Estupenda invitación a la prudencia y al pensamiento crítico, aunque eso de pensar críticamente suela acarrear situaciones incómodas.
Hace algún tiempo, una agrupación de mujeres me invitó a ser comentarista de un foro sobre cuotas de participación política (en planillas de inscripción y postulación). Las organizadoras anticiparon que mi condición de mujer aseguraba per se un apoyo dogmático a la propuesta. Me di cuenta de ello cuando durante mi exposición, la sonrisa amable fue cediendo paso a la sorpresa y luego, a la contrariedad.
No me opuse a su idea, tampoco me proclamé a favor, simplemente agregué otros elementos a la reflexión pues no simpatizo con los dogmas ni los paradigmas, creo que el ser humano se marchita cuando decide abandonarse a verdades, modelos y fórmulas establecidas.
Así que, volviendo al tema de las cuotas de participación, mi punto fue el siguiente.
El principio de igualdad es de aplicación universal y de él se desprende el de no discriminación. Es innegable que aunque las normas reconocen este derecho, en la práctica infinidad de veces no se cumple, por eso es que los convenios internacionales admiten la adopción de medidas que garanticen su goce, como las acciones positivas, que pueden ser moderadas (de retribución, concienciación, incentivación) o, las llamadas de discriminación inversa, que crean cuotas reservadas para grupos específicos en ciertos espacios de participación social (empleos, universidades, parlamentos). Sus críticos aducen que estas no eliminan la discriminación sino la invierten.
En todo caso, antes de tomar la decisión de aplicar disposiciones de discriminación inversa es preciso averiguar, ¿Cuál es la fuente de la desigualdad? ¿Es el hecho mismo de ser mujer o indígena? Si la respuesta es Sí, entonces hay justificaciones objetivas y razonables para impulsarlas, estableciendo su temporalidad –mantenerlas solo mientras la situación se corrige– y, sometiéndolas a un estricto escrutinio estatal para evitar extender el mal que pretenden erradicar.
Pero además, hay otro factor que debe considerarse y es el Señor Dinero.
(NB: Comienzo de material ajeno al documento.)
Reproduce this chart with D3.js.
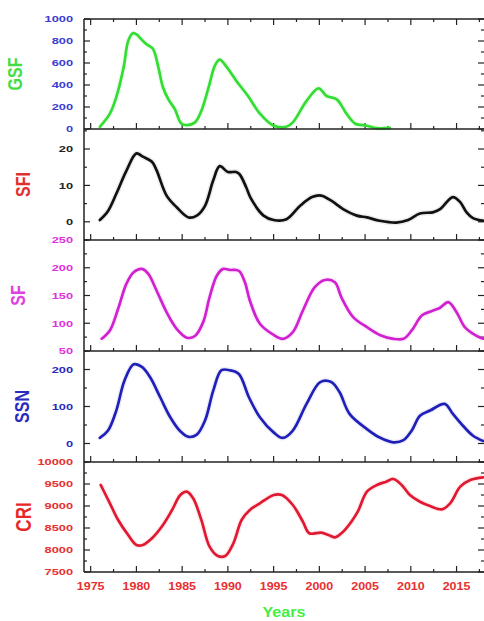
<!DOCTYPE html>
<html>
<head>
<meta charset="utf-8">
<script src="https://cdn.jsdelivr.net/npm/d3@7"></script>
<style>
  html, body { margin: 0; padding: 0; background: #fff; }
  svg { display: block; font-family: "Liberation Sans", Arial, sans-serif; }
</style>
</head>
<body>
<svg id="chart" width="484" height="621"></svg>
<script>
// ---- data ----
const gsfYears = [1976.0,1977.1,1977.8,1978.6,1979.1,1979.6,1980.0,1980.6,1981.1,1981.8,1982.4,1982.9,1983.5,1984.2,1984.9,1985.5,1986.4,1987.1,1987.9,1988.6,1989.1,1989.9,1990.9,1992.2,1993.5,1994.9,1996.4,1997.1,1998.6,1999.9,2000.8,2001.9,2003.0,2003.9,2005.2,2006.3,2007.7];
const gsfValues = [20,140,290,560,800,870,860,810,770,730,560,380,270,180,50,35,60,165,380,580,630,560,440,300,140,35,20,60,255,370,300,270,135,50,30,8,10];

const sfiYears = [1976.0,1976.9,1977.8,1978.9,1980.0,1980.7,1981.7,1982.2,1983.3,1984.4,1985.7,1986.6,1987.5,1988.4,1989.1,1990.0,1990.9,1991.3,1992.0,1992.5,1993.9,1995.0,1996.4,1997.9,1999.2,2000.2,2001.3,2002.6,2004.1,2005.2,2006.6,2008.4,2009.7,2011.0,2012.4,2013.2,2014.6,2015.4,2016.1,2016.8,2017.9];
const sfiValues = [0.5,3,7.7,14,18.8,17.9,16.5,14.2,7.2,4,1.2,1.7,4.4,11.4,15.3,13.7,13.7,13,9.5,6.5,1.7,0.5,0.7,4.4,6.8,7.2,5.8,3.5,1.7,1.2,0.3,-0.2,0.5,2.3,2.6,3.5,6.8,5.4,2.6,1.0,0.3];

const sfYears = [1976.2,1977.1,1978.0,1978.9,1979.7,1980.6,1981.3,1982.2,1983.3,1984.4,1985.5,1986.4,1987.3,1988.0,1988.8,1989.5,1990.2,1990.9,1991.3,1991.9,1992.4,1993.5,1995.0,1996.0,1997.1,1998.2,1999.5,2000.6,2001.7,2002.4,2003.7,2005.2,2006.6,2008.1,2009.2,2010.1,2011.2,2012.3,2013.2,2014.1,2015.0,2015.9,2017.0,2017.9];
const sfValues = [72,87,126,171,192,198,189,159,120,90,74,77,102,147,186,198,196,196,193,172,141,99,79,72,84,123,165,178,174,147,111,93,79,72,72,87,114,122,128,138,120,93,79,72];

const ssnYears = [1976.0,1976.9,1977.8,1978.7,1979.7,1980.6,1981.5,1982.6,1983.7,1984.8,1985.7,1986.6,1987.5,1988.4,1989.3,1990.2,1991.2,1992.3,1993.5,1995.0,1996.0,1997.1,1998.6,2000.1,2001.3,2002.2,2003.3,2005.2,2006.6,2008.1,2009.2,2010.1,2011.0,2012.1,2013.7,2014.6,2015.7,2016.8,2017.9];
const ssnValues = [15,35,89,170,214,207,179,125,71,33,18,24,62,143,198,198,188,125,71,30,15,35,107,166,166,139,80,39,16,3,9,35,75,89,107,80,48,21,7];

const criYears = [1976.1,1977.1,1978.0,1979.1,1980.0,1980.7,1981.7,1982.9,1983.9,1984.8,1985.5,1986.2,1987.1,1988.0,1988.9,1989.7,1990.6,1991.5,1992.4,1993.5,1995.0,1995.9,1997.1,1998.2,1998.9,2000.2,2001.0,2001.7,2002.6,2003.5,2004.2,2005.2,2006.3,2007.3,2008.1,2009.0,2009.9,2011.0,2012.1,2013.4,2014.3,2015.4,2016.5,2017.9];
const criValues = [9477,9061,8682,8341,8114,8114,8266,8568,8909,9250,9325,9175,8682,8075,7864,7864,8152,8682,8909,9061,9250,9250,9023,8643,8380,8395,8341,8288,8416,8643,8870,9325,9477,9553,9614,9477,9250,9098,9000,8925,9061,9439,9591,9652];

const xTickLabels = [1975,1980,1985,1990,1995,2000,2005,2010,2015];
const gsfTicks = [0,200,400,600,800,1000];
const sfiTicks = [0,10,20];
const sfTicks = [50,100,150,200,250];
const ssnTicks = [0,100,200];
const criTicks = [7500,8000,8500,9000,9500,10000];

// ---- layout ----
const svg = d3.select("#chart");
const left = 84, right = 484;
const bounds = [19, 129, 240, 351, 462, 572];
const x = d3.scaleLinear().domain([1974.27, 2018]).range([left, right]);

const panels = [
  {name: "GSF", years: gsfYears, values: gsfValues, domain: [0, 1000], ticks: gsfTicks, minor: 100,
   line: "#33dd33", label: "#44dd44", tickColor: "#3c3cd2", labelSize: 16, labelX: 22},
  {name: "SFI", years: sfiYears, values: sfiValues, domain: [-5, 25.5], ticks: sfiTicks, minor: 5,
   line: "#111111", label: "#e03030", tickColor: "#222222", labelSize: 16, labelX: 30},
  {name: "SF", years: sfYears, values: sfValues, domain: [50, 250], ticks: sfTicks, minor: 25,
   line: "#d020d0", label: "#e040e0", tickColor: "#e030e0", labelSize: 16, labelX: 25},
  {name: "SSN", years: ssnYears, values: ssnValues, domain: [-50, 250], ticks: ssnTicks, minor: 50,
   line: "#2020b8", label: "#2a2ac0", tickColor: "#2a2ac0", labelSize: 16, labelX: 29},
  {name: "CRI", years: criYears, values: criValues, domain: [7500, 10000], ticks: criTicks, minor: 250,
   line: "#e01830", label: "#e82828", tickColor: "#e83030", labelSize: 17, labelX: 31}
];

const stretch = 1.35;
const frame = "#222";

panels.forEach((p, i) => {
  const top = bounds[i], bottom = bounds[i + 1];
  const y = d3.scaleLinear().domain(p.domain).range([bottom, top]);
  const g = svg.append("g");

  // y ticks (left and right, inward)
  const minorVals = d3.range(Math.ceil(p.domain[0] / p.minor) * p.minor, p.domain[1] + 1e-9, p.minor);
  minorVals.forEach(v => {
    const major = p.ticks.includes(v);
    const len = major ? 6 : 3;
    const yy = y(v);
    g.append("line").attr("x1", left).attr("x2", left + len).attr("y1", yy).attr("y2", yy)
      .attr("stroke", frame).attr("stroke-width", 1.2);
    g.append("line").attr("x1", right - len).attr("x2", right).attr("y1", yy).attr("y2", yy)
      .attr("stroke", frame).attr("stroke-width", 1.2);
  });

  // y tick labels
  p.ticks.forEach(v => {
    g.append("text")
      .attr("transform", `translate(73,${y(v) + 3.4}) scale(${stretch},1)`)
      .attr("text-anchor", "end")
      .attr("font-size", 9.5).attr("font-weight", "bold")
      .attr("fill", p.tickColor)
      .text(v);
  });

  // y axis title
  g.append("text")
    .attr("transform", `translate(${p.labelX},${(top + bottom) / 2}) scale(1.3,1) rotate(-90)`)
    .attr("text-anchor", "middle")
    .attr("font-size", p.labelSize).attr("font-weight", "bold")
    .attr("fill", p.label)
    .text(p.name);

  // x ticks at the panel bottom, pointing up
  d3.range(1975, 2018.01, 2.5).forEach(yr => {
    const major = yr % 5 === 0;
    g.append("line").attr("x1", x(yr)).attr("x2", x(yr))
      .attr("y1", bottom).attr("y2", bottom - (major ? 6 : 3))
      .attr("stroke", frame).attr("stroke-width", 1.2);
    if (i === 0) {
      g.append("line").attr("x1", x(yr)).attr("x2", x(yr))
        .attr("y1", top).attr("y2", top + (major ? 6 : 3))
        .attr("stroke", frame).attr("stroke-width", 1.2);
    }
  });

  // series line with a faint halo of its own colour
  const data = p.years.map((yr, k) => [yr, p.values[k]]);
  const line = d3.line().x(d => x(d[0])).y(d => y(d[1])).curve(d3.curveCatmullRom.alpha(0.5));
  g.append("path").datum(data).attr("d", line)
    .attr("fill", "none").attr("stroke", p.line).attr("stroke-width", 5.5)
    .attr("stroke-opacity", 0.08).attr("stroke-linejoin", "round");
  g.append("path").datum(data).attr("d", line)
    .attr("fill", "none").attr("stroke", p.line).attr("stroke-width", 2.7)
    .attr("stroke-linejoin", "round").attr("stroke-linecap", "round");
});

// frame: horizontal panel separators and left axis
bounds.forEach(b => {
  svg.append("line").attr("x1", left).attr("x2", right).attr("y1", b).attr("y2", b)
    .attr("stroke", frame).attr("stroke-width", 1.5);
});
svg.append("line").attr("x1", left).attr("x2", left).attr("y1", bounds[0]).attr("y2", bounds[5])
  .attr("stroke", frame).attr("stroke-width", 1.5);

// x tick labels
xTickLabels.forEach(yr => {
  svg.append("text")
    .attr("transform", `translate(${x(yr)},590) scale(1.25,1)`)
    .attr("text-anchor", "middle")
    .attr("font-size", 10).attr("font-weight", "bold")
    .attr("fill", "#e83030")
    .text(yr);
});

// x axis title
svg.append("text")
  .attr("transform", `translate(${(left + right) / 2},617) scale(1.15,1)`)
  .attr("text-anchor", "middle")
  .attr("font-size", 14).attr("font-weight", "bold")
  .attr("fill", "#44ee44")
  .text("Years");
</script>
</body>
</html>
Ahora, los cargos públicos y la ubicación en las planillas de postulación están a la venta y este señor no es para nada melindroso, por lo tanto, no hace distinciones de etnia ni género. Quien puede pagar, compra y punto. La solución en este caso debe apuntar a corregir las distorsiones que provoca el financiamiento privado (el mercado) y no a adoptar medidas de discriminación inversa que bien pueden extenderse a otros casos que van más allá de lo racial y el género.
También, debe atenderse a la realidad específica del país. En Guatemala, la insuficiente participación de la mujer e indígenas en política obedece, en buena medida, a factores culturales y a la ausencia de incentivos. Muchas no se involucran por real desinterés y rechazo; otras, porque no es aceptado o socialmente “correcto” que la mujer haga política; están también aquellas cuyos compromisos familiares y laborales se los impide y, quienes aun queriendo, no ven posibilidades reales de hacer carrera en un partido.
Esta y otra información es absolutamente necesaria, para prever el tino y la viabilidad práctica. ¿Es legítimo que los partidos forcen el ejercicio de un “derecho”? ¿Acaso no es esto contradictorio? ¿Podrían cumplir con una disposición de este tipo?
En cuanto al tema étnico, el padrón electoral no incluye esta clasificación ¿y entonces? Además, ¿Qué dicen los indígenas, mayas y garífunas de una medida de esta naturaleza? ¿Representa su legítimo pensar y sentir? ¿Se apega a sus prácticas, deseos y cosmovisión?
Es válido reclamar ¡Ahora me toca a mí!, pero me parece que la salida –siguiendo la reflexión de Mafalda–, es identificar el problema que subyace en la discriminación, para dirigir hacia ahí las soluciones, de lo contrario, perderemos el tiempo tocando la pared con la esperanza de transformarla en una puerta.